----- INPUT MATERIAL -----

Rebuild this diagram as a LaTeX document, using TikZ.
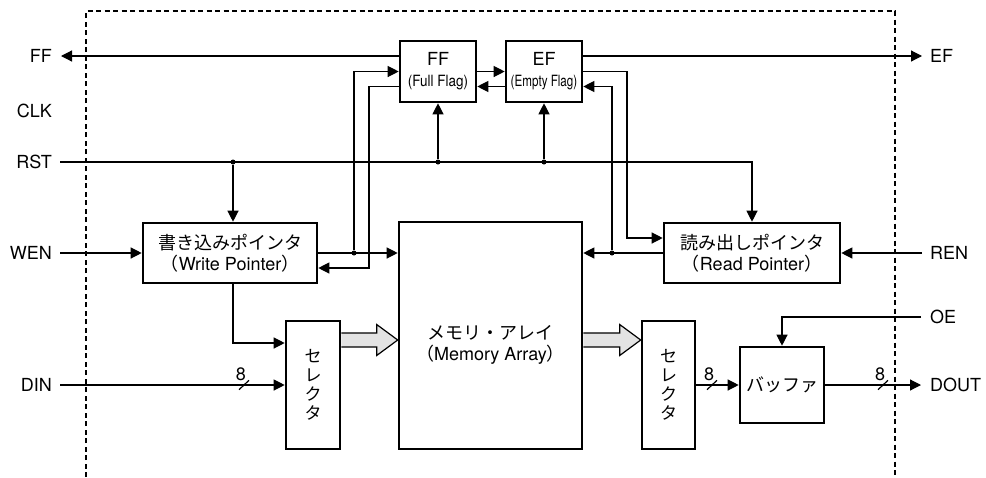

-----
----- INPUT MATERIAL -----

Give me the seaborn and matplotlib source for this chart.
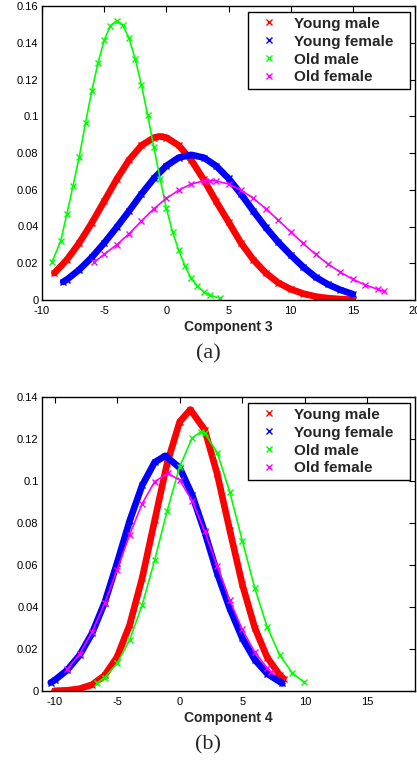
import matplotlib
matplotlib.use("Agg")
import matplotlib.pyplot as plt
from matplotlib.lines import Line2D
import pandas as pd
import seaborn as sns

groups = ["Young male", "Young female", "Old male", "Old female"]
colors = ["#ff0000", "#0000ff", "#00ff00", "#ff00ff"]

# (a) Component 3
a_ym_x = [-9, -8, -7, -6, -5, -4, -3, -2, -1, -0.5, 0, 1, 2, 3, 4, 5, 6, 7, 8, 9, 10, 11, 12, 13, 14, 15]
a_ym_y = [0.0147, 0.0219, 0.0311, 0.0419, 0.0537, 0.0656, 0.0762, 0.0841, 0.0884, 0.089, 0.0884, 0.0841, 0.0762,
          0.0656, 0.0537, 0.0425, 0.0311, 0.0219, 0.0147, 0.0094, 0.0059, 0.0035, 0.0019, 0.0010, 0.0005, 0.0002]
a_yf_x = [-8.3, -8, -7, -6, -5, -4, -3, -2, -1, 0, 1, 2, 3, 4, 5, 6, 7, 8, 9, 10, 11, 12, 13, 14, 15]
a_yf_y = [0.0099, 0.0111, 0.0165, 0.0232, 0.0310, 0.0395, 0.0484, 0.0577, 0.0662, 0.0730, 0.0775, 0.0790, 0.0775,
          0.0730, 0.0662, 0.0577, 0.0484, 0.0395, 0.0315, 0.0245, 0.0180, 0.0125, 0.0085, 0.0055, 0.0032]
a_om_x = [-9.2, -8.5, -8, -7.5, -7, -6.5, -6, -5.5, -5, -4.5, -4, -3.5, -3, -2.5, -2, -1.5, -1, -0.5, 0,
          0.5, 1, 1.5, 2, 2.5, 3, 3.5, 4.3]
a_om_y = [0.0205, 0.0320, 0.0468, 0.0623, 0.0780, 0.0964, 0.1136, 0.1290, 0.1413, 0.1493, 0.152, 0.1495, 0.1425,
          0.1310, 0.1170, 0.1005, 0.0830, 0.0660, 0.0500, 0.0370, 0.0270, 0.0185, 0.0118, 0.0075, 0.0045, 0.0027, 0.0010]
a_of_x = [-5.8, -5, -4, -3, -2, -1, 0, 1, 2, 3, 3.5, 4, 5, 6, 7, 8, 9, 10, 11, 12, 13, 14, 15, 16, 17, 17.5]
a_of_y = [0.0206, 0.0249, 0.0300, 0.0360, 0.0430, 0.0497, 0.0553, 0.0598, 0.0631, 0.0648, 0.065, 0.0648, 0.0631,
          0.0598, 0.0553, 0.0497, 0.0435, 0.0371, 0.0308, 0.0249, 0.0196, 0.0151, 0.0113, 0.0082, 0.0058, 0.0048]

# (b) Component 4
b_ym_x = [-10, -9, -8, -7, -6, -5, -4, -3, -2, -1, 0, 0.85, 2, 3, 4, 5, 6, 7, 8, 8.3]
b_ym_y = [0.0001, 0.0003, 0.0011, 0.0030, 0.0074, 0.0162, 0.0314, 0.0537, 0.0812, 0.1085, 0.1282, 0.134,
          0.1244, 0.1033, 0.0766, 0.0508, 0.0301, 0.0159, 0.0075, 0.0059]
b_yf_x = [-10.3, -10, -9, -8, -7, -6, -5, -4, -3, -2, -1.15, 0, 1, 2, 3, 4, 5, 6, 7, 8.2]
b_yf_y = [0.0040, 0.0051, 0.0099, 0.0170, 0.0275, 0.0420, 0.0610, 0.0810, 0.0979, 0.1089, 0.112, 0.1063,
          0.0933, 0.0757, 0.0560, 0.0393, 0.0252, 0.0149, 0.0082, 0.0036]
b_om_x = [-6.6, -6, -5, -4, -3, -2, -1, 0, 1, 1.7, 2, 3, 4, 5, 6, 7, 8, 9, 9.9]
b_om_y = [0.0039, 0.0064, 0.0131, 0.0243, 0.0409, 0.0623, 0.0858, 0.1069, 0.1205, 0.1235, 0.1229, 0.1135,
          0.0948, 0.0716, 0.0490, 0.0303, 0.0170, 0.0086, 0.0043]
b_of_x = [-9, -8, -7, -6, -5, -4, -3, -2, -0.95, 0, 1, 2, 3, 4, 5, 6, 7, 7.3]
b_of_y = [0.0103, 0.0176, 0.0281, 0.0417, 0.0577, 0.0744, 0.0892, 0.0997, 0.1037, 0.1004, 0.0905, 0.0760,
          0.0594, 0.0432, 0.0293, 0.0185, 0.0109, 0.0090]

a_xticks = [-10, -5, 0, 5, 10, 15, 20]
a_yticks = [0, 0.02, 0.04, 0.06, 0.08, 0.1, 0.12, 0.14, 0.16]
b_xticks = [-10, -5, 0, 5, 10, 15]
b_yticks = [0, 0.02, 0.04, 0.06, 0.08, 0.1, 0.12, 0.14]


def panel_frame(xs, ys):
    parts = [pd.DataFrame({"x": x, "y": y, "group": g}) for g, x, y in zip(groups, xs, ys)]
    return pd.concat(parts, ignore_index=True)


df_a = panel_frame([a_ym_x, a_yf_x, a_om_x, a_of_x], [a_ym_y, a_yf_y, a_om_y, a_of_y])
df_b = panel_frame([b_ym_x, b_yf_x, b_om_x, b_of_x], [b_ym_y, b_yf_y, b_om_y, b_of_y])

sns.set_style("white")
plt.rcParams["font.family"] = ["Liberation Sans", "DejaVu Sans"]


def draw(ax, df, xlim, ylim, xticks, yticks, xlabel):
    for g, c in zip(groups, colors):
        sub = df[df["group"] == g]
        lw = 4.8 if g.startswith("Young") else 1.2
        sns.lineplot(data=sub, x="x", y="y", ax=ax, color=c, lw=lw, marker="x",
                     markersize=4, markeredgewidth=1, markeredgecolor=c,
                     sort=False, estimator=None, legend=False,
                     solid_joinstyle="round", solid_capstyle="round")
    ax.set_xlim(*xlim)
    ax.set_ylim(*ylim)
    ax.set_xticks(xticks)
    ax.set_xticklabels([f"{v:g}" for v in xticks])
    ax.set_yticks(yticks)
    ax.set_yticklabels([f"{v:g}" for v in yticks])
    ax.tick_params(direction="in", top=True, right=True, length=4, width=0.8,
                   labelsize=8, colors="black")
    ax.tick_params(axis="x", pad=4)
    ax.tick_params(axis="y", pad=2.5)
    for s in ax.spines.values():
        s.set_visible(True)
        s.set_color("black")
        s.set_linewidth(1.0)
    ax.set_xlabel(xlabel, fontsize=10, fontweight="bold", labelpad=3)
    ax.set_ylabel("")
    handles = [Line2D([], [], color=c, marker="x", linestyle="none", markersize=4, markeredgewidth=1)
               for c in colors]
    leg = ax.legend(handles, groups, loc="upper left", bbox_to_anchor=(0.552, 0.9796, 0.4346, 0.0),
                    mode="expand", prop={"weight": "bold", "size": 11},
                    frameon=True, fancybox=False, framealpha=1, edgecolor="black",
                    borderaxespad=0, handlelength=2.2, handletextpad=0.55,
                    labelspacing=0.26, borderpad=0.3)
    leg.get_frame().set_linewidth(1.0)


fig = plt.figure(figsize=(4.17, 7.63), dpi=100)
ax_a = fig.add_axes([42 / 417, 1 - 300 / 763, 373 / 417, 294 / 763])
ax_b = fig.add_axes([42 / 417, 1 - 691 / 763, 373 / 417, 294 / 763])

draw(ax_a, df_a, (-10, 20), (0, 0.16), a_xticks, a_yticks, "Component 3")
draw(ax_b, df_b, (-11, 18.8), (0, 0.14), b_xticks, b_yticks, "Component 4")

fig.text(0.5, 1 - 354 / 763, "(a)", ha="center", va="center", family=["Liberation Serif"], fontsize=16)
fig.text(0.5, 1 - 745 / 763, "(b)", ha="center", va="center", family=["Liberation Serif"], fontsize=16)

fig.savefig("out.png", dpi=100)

-----
----- INPUT MATERIAL -----

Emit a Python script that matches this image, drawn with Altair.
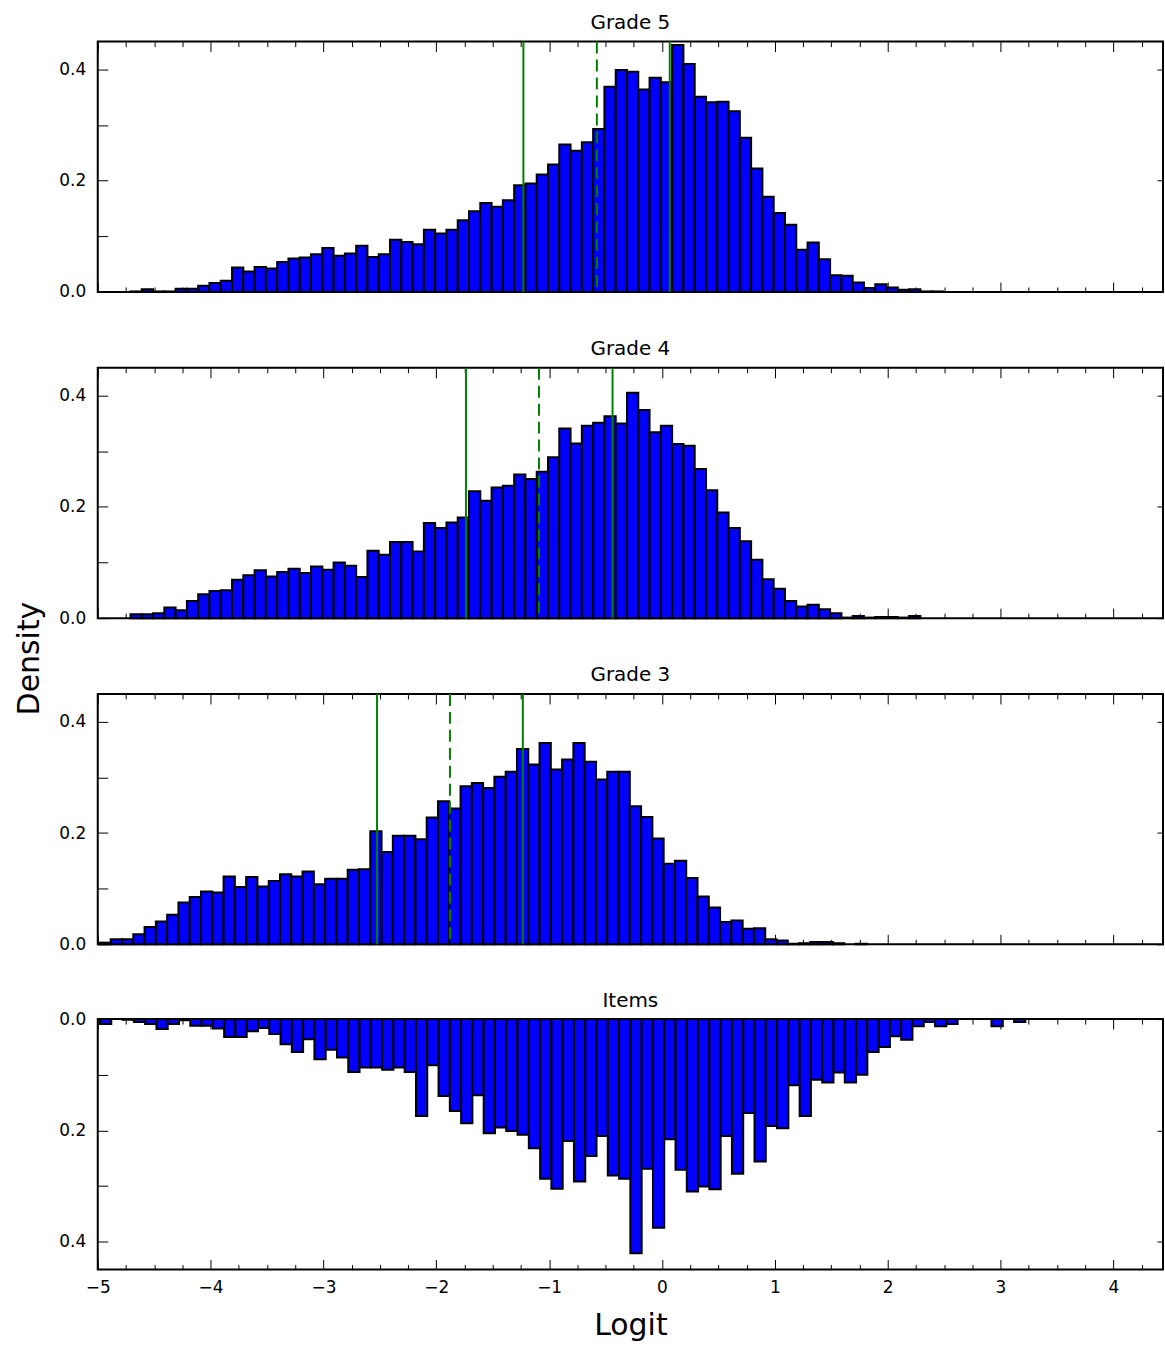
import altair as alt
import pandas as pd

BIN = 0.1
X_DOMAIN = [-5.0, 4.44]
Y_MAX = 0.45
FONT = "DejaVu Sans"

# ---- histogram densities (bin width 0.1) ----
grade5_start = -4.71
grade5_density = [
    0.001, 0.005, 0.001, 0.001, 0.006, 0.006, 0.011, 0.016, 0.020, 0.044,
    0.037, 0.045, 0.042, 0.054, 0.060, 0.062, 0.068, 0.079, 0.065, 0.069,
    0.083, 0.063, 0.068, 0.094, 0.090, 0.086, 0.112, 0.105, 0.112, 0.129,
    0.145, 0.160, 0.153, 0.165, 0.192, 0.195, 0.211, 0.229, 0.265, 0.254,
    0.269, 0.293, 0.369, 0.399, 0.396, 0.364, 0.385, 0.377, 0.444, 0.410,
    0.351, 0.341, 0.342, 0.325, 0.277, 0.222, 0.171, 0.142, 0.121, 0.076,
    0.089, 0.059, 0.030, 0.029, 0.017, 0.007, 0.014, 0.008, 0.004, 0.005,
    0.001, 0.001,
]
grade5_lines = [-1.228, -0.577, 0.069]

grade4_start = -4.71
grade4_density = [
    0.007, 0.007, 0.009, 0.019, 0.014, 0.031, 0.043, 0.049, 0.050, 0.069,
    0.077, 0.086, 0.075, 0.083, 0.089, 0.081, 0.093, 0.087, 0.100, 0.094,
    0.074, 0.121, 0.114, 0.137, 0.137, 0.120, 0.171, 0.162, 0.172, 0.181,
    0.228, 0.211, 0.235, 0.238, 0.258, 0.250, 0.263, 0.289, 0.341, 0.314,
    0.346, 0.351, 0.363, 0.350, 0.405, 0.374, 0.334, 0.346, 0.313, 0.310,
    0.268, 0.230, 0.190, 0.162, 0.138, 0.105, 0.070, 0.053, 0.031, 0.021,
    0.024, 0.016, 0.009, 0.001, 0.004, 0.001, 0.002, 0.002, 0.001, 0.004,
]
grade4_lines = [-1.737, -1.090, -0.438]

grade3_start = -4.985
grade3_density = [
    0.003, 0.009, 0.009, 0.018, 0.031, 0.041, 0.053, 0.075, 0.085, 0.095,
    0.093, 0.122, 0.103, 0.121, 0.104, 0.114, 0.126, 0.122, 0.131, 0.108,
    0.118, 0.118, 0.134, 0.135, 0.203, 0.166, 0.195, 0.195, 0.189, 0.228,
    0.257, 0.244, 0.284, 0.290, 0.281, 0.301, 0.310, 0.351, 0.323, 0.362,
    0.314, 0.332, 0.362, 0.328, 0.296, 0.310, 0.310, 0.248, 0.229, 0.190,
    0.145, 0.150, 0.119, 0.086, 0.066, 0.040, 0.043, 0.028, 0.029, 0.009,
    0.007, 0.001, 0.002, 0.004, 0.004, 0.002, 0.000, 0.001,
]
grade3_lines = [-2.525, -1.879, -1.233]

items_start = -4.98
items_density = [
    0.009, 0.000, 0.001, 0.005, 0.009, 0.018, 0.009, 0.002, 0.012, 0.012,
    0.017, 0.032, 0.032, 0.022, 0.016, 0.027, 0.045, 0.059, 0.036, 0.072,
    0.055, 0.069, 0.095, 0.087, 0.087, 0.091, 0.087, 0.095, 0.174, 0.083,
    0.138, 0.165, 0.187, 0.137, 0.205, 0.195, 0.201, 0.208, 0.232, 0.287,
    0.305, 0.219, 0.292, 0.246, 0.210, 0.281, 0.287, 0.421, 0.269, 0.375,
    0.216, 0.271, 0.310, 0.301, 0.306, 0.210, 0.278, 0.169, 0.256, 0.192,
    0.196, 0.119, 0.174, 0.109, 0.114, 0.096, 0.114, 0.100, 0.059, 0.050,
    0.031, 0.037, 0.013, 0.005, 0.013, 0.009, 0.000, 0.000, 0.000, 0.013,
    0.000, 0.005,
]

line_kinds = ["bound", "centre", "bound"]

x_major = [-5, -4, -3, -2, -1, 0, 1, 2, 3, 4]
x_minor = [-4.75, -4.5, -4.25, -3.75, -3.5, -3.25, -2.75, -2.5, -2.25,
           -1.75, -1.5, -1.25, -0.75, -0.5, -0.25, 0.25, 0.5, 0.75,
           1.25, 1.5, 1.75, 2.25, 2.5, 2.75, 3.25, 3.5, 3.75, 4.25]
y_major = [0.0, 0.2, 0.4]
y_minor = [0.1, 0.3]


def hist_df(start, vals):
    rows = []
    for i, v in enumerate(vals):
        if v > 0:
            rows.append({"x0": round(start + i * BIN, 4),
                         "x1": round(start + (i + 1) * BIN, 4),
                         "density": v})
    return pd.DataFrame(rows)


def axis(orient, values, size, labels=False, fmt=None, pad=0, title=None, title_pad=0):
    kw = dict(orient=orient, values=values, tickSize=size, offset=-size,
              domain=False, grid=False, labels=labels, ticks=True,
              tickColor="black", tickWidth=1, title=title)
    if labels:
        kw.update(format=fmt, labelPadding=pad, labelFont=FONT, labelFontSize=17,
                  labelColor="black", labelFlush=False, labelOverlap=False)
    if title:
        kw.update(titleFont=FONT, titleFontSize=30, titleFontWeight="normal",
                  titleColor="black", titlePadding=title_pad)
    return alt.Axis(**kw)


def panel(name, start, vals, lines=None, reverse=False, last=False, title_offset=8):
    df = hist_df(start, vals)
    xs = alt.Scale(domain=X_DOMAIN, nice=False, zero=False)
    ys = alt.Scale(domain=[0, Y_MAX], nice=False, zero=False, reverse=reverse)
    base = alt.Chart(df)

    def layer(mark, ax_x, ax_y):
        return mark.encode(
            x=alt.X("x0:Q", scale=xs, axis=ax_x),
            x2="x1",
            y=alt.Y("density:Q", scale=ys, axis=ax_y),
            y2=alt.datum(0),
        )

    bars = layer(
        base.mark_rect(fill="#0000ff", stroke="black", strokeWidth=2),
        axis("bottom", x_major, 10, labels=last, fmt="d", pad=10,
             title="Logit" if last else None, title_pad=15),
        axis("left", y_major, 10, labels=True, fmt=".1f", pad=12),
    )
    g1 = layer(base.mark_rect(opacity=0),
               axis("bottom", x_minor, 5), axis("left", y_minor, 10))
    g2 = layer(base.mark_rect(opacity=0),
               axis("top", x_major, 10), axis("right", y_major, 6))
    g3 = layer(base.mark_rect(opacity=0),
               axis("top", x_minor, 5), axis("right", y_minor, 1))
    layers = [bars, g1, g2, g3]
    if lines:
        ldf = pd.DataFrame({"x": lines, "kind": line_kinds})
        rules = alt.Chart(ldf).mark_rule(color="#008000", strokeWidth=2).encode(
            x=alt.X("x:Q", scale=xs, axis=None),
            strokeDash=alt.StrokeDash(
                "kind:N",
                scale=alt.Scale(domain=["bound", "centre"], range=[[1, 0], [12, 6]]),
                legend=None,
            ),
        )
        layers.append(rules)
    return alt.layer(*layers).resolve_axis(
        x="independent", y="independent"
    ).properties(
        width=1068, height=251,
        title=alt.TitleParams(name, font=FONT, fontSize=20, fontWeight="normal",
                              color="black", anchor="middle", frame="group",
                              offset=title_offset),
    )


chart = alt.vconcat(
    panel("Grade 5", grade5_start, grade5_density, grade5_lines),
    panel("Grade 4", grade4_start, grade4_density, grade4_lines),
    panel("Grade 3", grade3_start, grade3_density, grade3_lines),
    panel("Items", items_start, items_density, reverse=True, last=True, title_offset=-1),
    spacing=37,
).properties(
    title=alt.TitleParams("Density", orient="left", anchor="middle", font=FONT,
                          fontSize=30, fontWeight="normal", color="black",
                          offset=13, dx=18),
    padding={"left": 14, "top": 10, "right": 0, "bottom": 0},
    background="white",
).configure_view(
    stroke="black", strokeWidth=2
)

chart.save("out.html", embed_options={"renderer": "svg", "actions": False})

-----

EXERCISE DETAILS
Which lines hold the word "this"? Show each one.

EXERCISE RESPONSE
Rebuild this diagram as a LaTeX document, using TikZ.
Give me the seaborn and matplotlib source for this chart.
Emit a Python script that matches this image, drawn with Altair.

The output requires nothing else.